Given task: Leave the pictures out, and retype all of the material exactly as written.

Dataset excerpt:
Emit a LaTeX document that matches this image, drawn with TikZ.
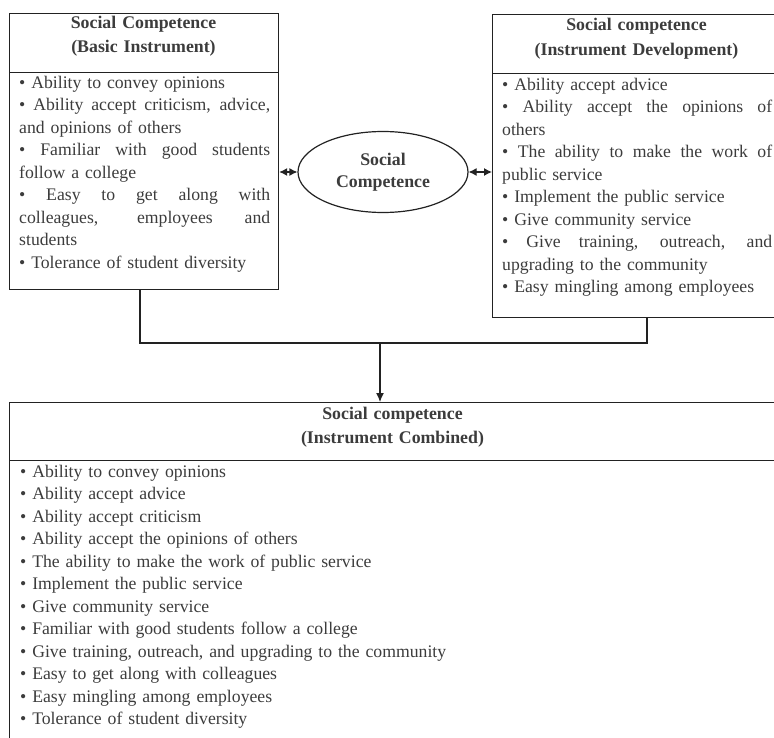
\documentclass[tikz,border=0pt]{standalone}
\usepackage{fontspec}
\setmainfont{Liberation Serif}
\usetikzlibrary{arrows.meta,shapes.geometric}
\definecolor{txt}{HTML}{3C3C3C}
\definecolor{ln}{HTML}{222222}
\newcommand{\jline}[2]{\leavevmode\hbox to #1{\spaceskip=.25em plus 1fil\relax #2}}
\begin{document}
\begin{tikzpicture}[x=1pt,y=-1pt,
  box/.style={draw=ln, line width=1.2pt, rectangle, inner sep=0pt, anchor=north west},
  ttl/.style={font=\fontsize{17.8}{24.5}\selectfont\bfseries, text=txt, align=center, anchor=north, inner sep=0pt, text width=280pt},
  body/.style={font=\fontsize{17.7}{22.5}\selectfont, text=txt, align=left, anchor=north west, inner sep=0pt},
  conn/.style={draw=ln, line width=1.2pt},
  dtip/.style={{Latex[length=8pt,width=8pt]}-{Latex[length=8pt,width=8pt]}},
  tip/.style={-{Latex[length=9pt,width=8pt]}}
]
\clip (0,0) rectangle (774,738);

% left box
\node[box, minimum width=269pt, minimum height=59pt] (Lh) at (9,13) {};
\node[box, minimum width=269pt, minimum height=217pt] (Lb) at (9,72) {};
\node[ttl] (Lt) at (143.5,10.85) {\strut Social Competence\\(Basic Instrument)};
\node[body, text width=251pt] (Ltx) at (19,72.25) {%
\strut • Ability to convey opinions\\
\jline{251pt}{• Ability accept criticism, advice,}\\
and opinions of others\\
\jline{251pt}{• Familiar with good students}\\
follow a college\\
\jline{251pt}{• Easy to get along with}\\
\jline{251pt}{colleagues, employees and}\\
students\\
• Tolerance of student diversity};

% right box
\node[box, minimum width=289pt, minimum height=244pt] (Rb) at (492,73) {};
\node[box, minimum width=289pt, minimum height=59pt] (Rh) at (492,14) {};
\node[ttl] (Rt) at (636.5,13.35) {\strut Social competence\\(Instrument Development)};
\node[body, text width=270pt] (Rtx) at (502,74.25) {%
\strut • Ability accept advice\\
\jline{270pt}{• Ability accept the opinions of}\\
others\\
\jline{270pt}{• The ability to make the work of}\\
public service\\
• Implement the public service\\
• Give community service\\
\jline{270pt}{• Give training, outreach, and}\\
upgrading to the community\\
• Easy mingling among employees};

% ellipse
\node[draw=ln, line width=1.2pt, ellipse, minimum width=170pt, minimum height=81pt, inner sep=0pt,
      font=\fontsize{17.8}{22}\selectfont\bfseries, text=txt, align=center] (E) at (383,172) {Social\\Competence};

% bottom box
\node[box, minimum width=767pt, minimum height=58pt] (Bh) at (9,402) {};
\node[box, minimum width=767pt, minimum height=320pt] (Bb) at (9,460) {};
\node[ttl] (Bt) at (392.5,401.85) {\strut Social competence\\(Instrument Combined)};
\node[body, text width=700pt] (Btx) at (20,461.25) {%
\strut • Ability to convey opinions\\
• Ability accept advice\\
• Ability accept criticism\\
• Ability accept the opinions of others\\
• The ability to make the work of public service\\
• Implement the public service\\
• Give community service\\
• Familiar with good students follow a college\\
• Give training, outreach, and upgrading to the community\\
• Easy to get along with colleagues\\
• Easy mingling among employees\\
• Tolerance of student diversity};

% connectors
\draw[conn, dtip] (E.west -| Lb.east) -- (E.west);
\draw[conn, dtip] (E.east) -- (E.east -| Rb.west);
\coordinate (lj) at (140,343);
\coordinate (rj) at (647,343);
\coordinate (cj) at (380,343);
\draw[conn] (Lb.south -| lj) -- (lj) -- (rj) -- (Rb.south -| rj);
\draw[conn, tip] (cj) -- (Bh.north -| cj);
\end{tikzpicture}
\end{document}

Written answer:
Emit a LaTeX document that matches this image, drawn with TikZ.
\documentclass[tikz,border=0pt]{standalone}
\usepackage{fontspec}
\setmainfont{Liberation Serif}
\usetikzlibrary{arrows.meta,shapes.geometric}
\definecolor{txt}{HTML}{3C3C3C}
\definecolor{ln}{HTML}{222222}
\newcommand{\jline}[2]{\leavevmode\hbox to #1{\spaceskip=.25em plus 1fil\relax #2}}
\begin{document}
\begin{tikzpicture}[x=1pt,y=-1pt,
  box/.style={draw=ln, line width=1.2pt, rectangle, inner sep=0pt, anchor=north west},
  ttl/.style={font=\fontsize{17.8}{24.5}\selectfont\bfseries, text=txt, align=center, anchor=north, inner sep=0pt, text width=280pt},
  body/.style={font=\fontsize{17.7}{22.5}\selectfont, text=txt, align=left, anchor=north west, inner sep=0pt},
  conn/.style={draw=ln, line width=1.2pt},
  dtip/.style={{Latex[length=8pt,width=8pt]}-{Latex[length=8pt,width=8pt]}},
  tip/.style={-{Latex[length=9pt,width=8pt]}}
]
\clip (0,0) rectangle (774,738);

% left box
\node[box, minimum width=269pt, minimum height=59pt] (Lh) at (9,13) {};
\node[box, minimum width=269pt, minimum height=217pt] (Lb) at (9,72) {};
\node[ttl] (Lt) at (143.5,10.85) {\strut Social Competence\\(Basic Instrument)};
\node[body, text width=251pt] (Ltx) at (19,72.25) {%
\strut • Ability to convey opinions\\
\jline{251pt}{• Ability accept criticism, advice,}\\
and opinions of others\\
\jline{251pt}{• Familiar with good students}\\
follow a college\\
\jline{251pt}{• Easy to get along with}\\
\jline{251pt}{colleagues, employees and}\\
students\\
• Tolerance of student diversity};

% right box
\node[box, minimum width=289pt, minimum height=244pt] (Rb) at (492,73) {};
\node[box, minimum width=289pt, minimum height=59pt] (Rh) at (492,14) {};
\node[ttl] (Rt) at (636.5,13.35) {\strut Social competence\\(Instrument Development)};
\node[body, text width=270pt] (Rtx) at (502,74.25) {%
\strut • Ability accept advice\\
\jline{270pt}{• Ability accept the opinions of}\\
others\\
\jline{270pt}{• The ability to make the work of}\\
public service\\
• Implement the public service\\
• Give community service\\
\jline{270pt}{• Give training, outreach, and}\\
upgrading to the community\\
• Easy mingling among employees};

% ellipse
\node[draw=ln, line width=1.2pt, ellipse, minimum width=170pt, minimum height=81pt, inner sep=0pt,
      font=\fontsize{17.8}{22}\selectfont\bfseries, text=txt, align=center] (E) at (383,172) {Social\\Competence};

% bottom box
\node[box, minimum width=767pt, minimum height=58pt] (Bh) at (9,402) {};
\node[box, minimum width=767pt, minimum height=320pt] (Bb) at (9,460) {};
\node[ttl] (Bt) at (392.5,401.85) {\strut Social competence\\(Instrument Combined)};
\node[body, text width=700pt] (Btx) at (20,461.25) {%
\strut • Ability to convey opinions\\
• Ability accept advice\\
• Ability accept criticism\\
• Ability accept the opinions of others\\
• The ability to make the work of public service\\
• Implement the public service\\
• Give community service\\
• Familiar with good students follow a college\\
• Give training, outreach, and upgrading to the community\\
• Easy to get along with colleagues\\
• Easy mingling among employees\\
• Tolerance of student diversity};

% connectors
\draw[conn, dtip] (E.west -| Lb.east) -- (E.west);
\draw[conn, dtip] (E.east) -- (E.east -| Rb.west);
\coordinate (lj) at (140,343);
\coordinate (rj) at (647,343);
\coordinate (cj) at (380,343);
\draw[conn] (Lb.south -| lj) -- (lj) -- (rj) -- (Rb.south -| rj);
\draw[conn, tip] (cj) -- (Bh.north -| cj);
\end{tikzpicture}
\end{document}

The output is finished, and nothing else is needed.